Options are one of the most complicated tools in your investing box. One cannot avoid interaction with options in the investing world, which is why it imperative that you understand it by educating yourself in financial investment. Once you’ve grasped the handles of options trading, you can find vast earnings and advantages in options not found in other financial instruments.
The practice of selling options is more beneficial than buying them, but the success of either strategy depends entirely on the environment. Selling premium- the term used for selling options – provides the best prospect for success. As this is a way to minimize risk, most professional Market Makers (often known as Floor Traders) prefer to only trade stock options. When selling premium you triumph in three situations, (from a price direction perspective): when the stock price remains the same, when it moves in your favor and even when it moves against you, but only slightly.
On the contrary, you can make considerable earnings on buying premium as well, but only in one scenario: when the stock price moves in your favor, quickly.

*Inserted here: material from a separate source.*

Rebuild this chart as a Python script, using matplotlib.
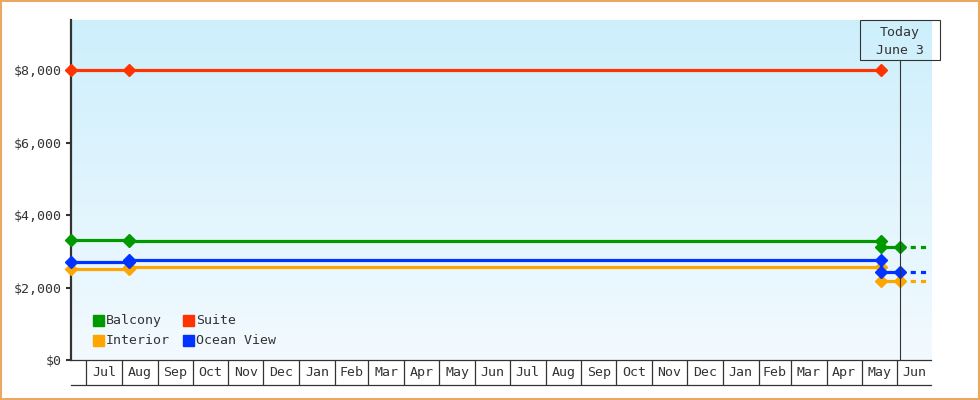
import datetime as dt
import numpy as np
import matplotlib
matplotlib.use("Agg")
import matplotlib.pyplot as plt
import matplotlib.dates as mdates
from matplotlib.colors import LinearSegmentedColormap
from matplotlib.patches import Rectangle

# price history per cabin type
dates = ["2023-06-18", "2023-08-07", "2023-08-07", "2025-05-18", "2025-05-18", "2025-06-03"]
balcony = [3320, 3320, 3285, 3285, 3120, 3120]
interior = [2525, 2525, 2565, 2565, 2190, 2190]
ocean_view = [2720, 2720, 2765, 2765, 2430, 2430]
suite_dates = ["2023-06-18", "2023-08-07", "2025-05-18"]
suite = [8000, 8000, 8000]

series = ["Balcony", "Suite", "Interior", "Ocean View"]
colors = {"Balcony": "#009900", "Suite": "#ff3300", "Interior": "#ffa500", "Ocean View": "#0033ff"}

month_labels = ["Jul", "Aug", "Sep", "Oct", "Nov", "Dec", "Jan", "Feb", "Mar", "Apr", "May", "Jun",
                "Jul", "Aug", "Sep", "Oct", "Nov", "Dec", "Jan", "Feb", "Mar", "Apr", "May", "Jun"]
yticks = [0, 2000, 4000, 6000, 8000]

start = dt.date(2023, 6, 18)
end = dt.date(2025, 6, 30)
today = dt.date(2025, 6, 3)

ink = "#333333"
plt.rcParams["font.family"] = ["DejaVu Sans Mono"]

W, H = 980, 400
fig = plt.figure(figsize=(W / 100, H / 100), dpi=100)
L, R, T, B = 71, 931, 20, 360.3
ax = fig.add_axes([L / W, 1 - B / H, (R - L) / W, (B - T) / H])

# background gradient
cmap = LinearSegmentedColormap.from_list("bg", ["#f3faff", "#cdeffc"])
grad = np.linspace(0, 1, 256).reshape(-1, 1)
ax.imshow(grad, extent=[0, 1, 0, 1], transform=ax.transAxes, aspect="auto",
          cmap=cmap, origin="lower", zorder=0)

to_num = lambda s: mdates.date2num(dt.date.fromisoformat(s))
x = [to_num(d) for d in dates]
xs = [to_num(d) for d in suite_dates]
x_today = mdates.date2num(today)
x_end = mdates.date2num(end)

lw = 2.3
for name, vals in [("Interior", interior), ("Ocean View", ocean_view), ("Balcony", balcony)]:
    c = colors[name]
    ax.plot([x_today, x_end], [vals[-1], vals[-1]], color=c, lw=lw, dashes=(1.6, 1.6), zorder=3)
    ax.plot(x, vals, color=c, lw=lw, marker="D", ms=6, clip_on=False, zorder=4)
ax.plot(xs, suite, color=colors["Suite"], lw=lw, marker="D", ms=6, clip_on=False, zorder=4)

ax.set_xlim(mdates.date2num(start), x_end)
ax.set_ylim(0, 9390)
ax.set_yticks(yticks)
ax.set_yticklabels([f"${v:,}" for v in yticks], fontsize=9.5, color=ink)
ax.tick_params(axis="y", length=3.6, width=1.5, color=ink, pad=3)
ax.tick_params(axis="x", length=0, labelbottom=False)
for s in ["top", "right", "bottom"]:
    ax.spines[s].set_visible(False)
ax.spines["left"].set_color(ink)
ax.spines["left"].set_linewidth(1.6)

# today marker
ax.axvline(x_today, ymin=0, ymax=(B - 60.3) / (B - T), color=ink, lw=0.8, zorder=5)
xt_fig = fig.transFigure.inverted().transform(ax.transData.transform((x_today, 0)))[0]
fig.patches.append(Rectangle((xt_fig - 40 / W, 1 - 60.3 / H), 80 / W, 40 / H, fill=False,
                             ec=ink, lw=0.8, transform=fig.transFigure))
fig.text(xt_fig, 1 - 32.3 / H, "Today", ha="center", va="center", fontsize=9.5, color=ink)
fig.text(xt_fig, 1 - 50.5 / H, "June 3", ha="center", va="center", fontsize=9.5, color=ink)

# legend
for i, name in enumerate(series):
    col, row = i % 2, i // 2
    px = 93 if col == 0 else 183
    py = 320.7 if row == 0 else 340.7
    ax.add_patch(Rectangle(((px - L) / (R - L), (B - py - 5.5) / (B - T)), 11 / (R - L), 11 / (B - T),
                           transform=ax.transAxes, color=colors[name], zorder=6))
    ax.text((px + 13 - L) / (R - L), (B - py) / (B - T), name, transform=ax.transAxes,
            ha="left", va="center", fontsize=9.5, color=ink, zorder=6)

# month boxes under the plot
mx = fig.add_axes([L / W, 1 - 385.3 / H, (R - L) / W, 25 / H], sharex=ax)
mx.set_ylim(0, 1)
mx.set_yticks([])
mx.tick_params(axis="x", length=0, labelbottom=False)
for s in ["left", "right"]:
    mx.spines[s].set_visible(False)
for s in ["top", "bottom"]:
    mx.spines[s].set_color(ink)
    mx.spines[s].set_linewidth(0.9)
mx.patch.set_alpha(0)

month_starts = []
y0, m0 = 2023, 7
for k in range(len(month_labels) + 1):
    yy, mm = y0 + (m0 - 1 + k) // 12, (m0 - 1 + k) % 12 + 1
    month_starts.append(mdates.date2num(dt.date(yy, mm, 1)))
for k, lab in enumerate(month_labels):
    a = month_starts[k]
    b = min(month_starts[k + 1], x_end)
    mx.axvline(a, color=ink, lw=0.9)
    mx.text((a + b) / 2, 0.5, lab, ha="center", va="center", fontsize=9.5, color=ink)
mx.set_xlim(mdates.date2num(start), x_end)

# outer border
fig.patches.append(Rectangle((0.8 / W, 0.8 / H), 1 - 1.6 / W, 1 - 1.6 / H, fill=False,
                             ec="#eba860", lw=1.5, transform=fig.transFigure))

fig.savefig("out.png", dpi=100)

Implied Volatility represents the stock’s expected volatility over the life of an option. One looking to make profit in options trading can be very successful if they’re on the right side of implied volatility changes. The price of your options can increase if implied volatility increases, and that happens when expectations or demand for that option increases. On the other hand, if market demand for the option decreases, implied volatility goes down resulting in cheaper option prices. That is the best time to buy premiums. Hope for an expansion in implied volatility in which you can sell owned premiums, before a contraction in implied volatility hits you.
Theta is the measurement of the time decay of an option, and is often simply referred to as time decay. It measures the rate of decline in an option’s value due to passage of time, keeping everything else constant, as the expiration date of the option draws near. Theta is a non-linear value and exponentially increases as you get closer to the expiration date. Once expired, the time value of the option becomes zero, leaving only a degree of the option’s intrinsic value. A short option has a positive theta and works in your favor as a premium seller. A long option has a negative theta which works against you as a premium buyer.
Your primary strategy is selling premium. This ensures that the overall theta of your portfolio remain high, and you can slowly collect premium on a day-to-day basis. You will gain more control over profitability, if you extract theta daily and keep your short strikes within a specified profit range. Normally, you should collect 0.1% of your total account in theta decay per day.
For example, if you’re trading a $10,000 account and can collect $10 per day. If you do so, you will see an annual return of 36%, if everything else remains constant.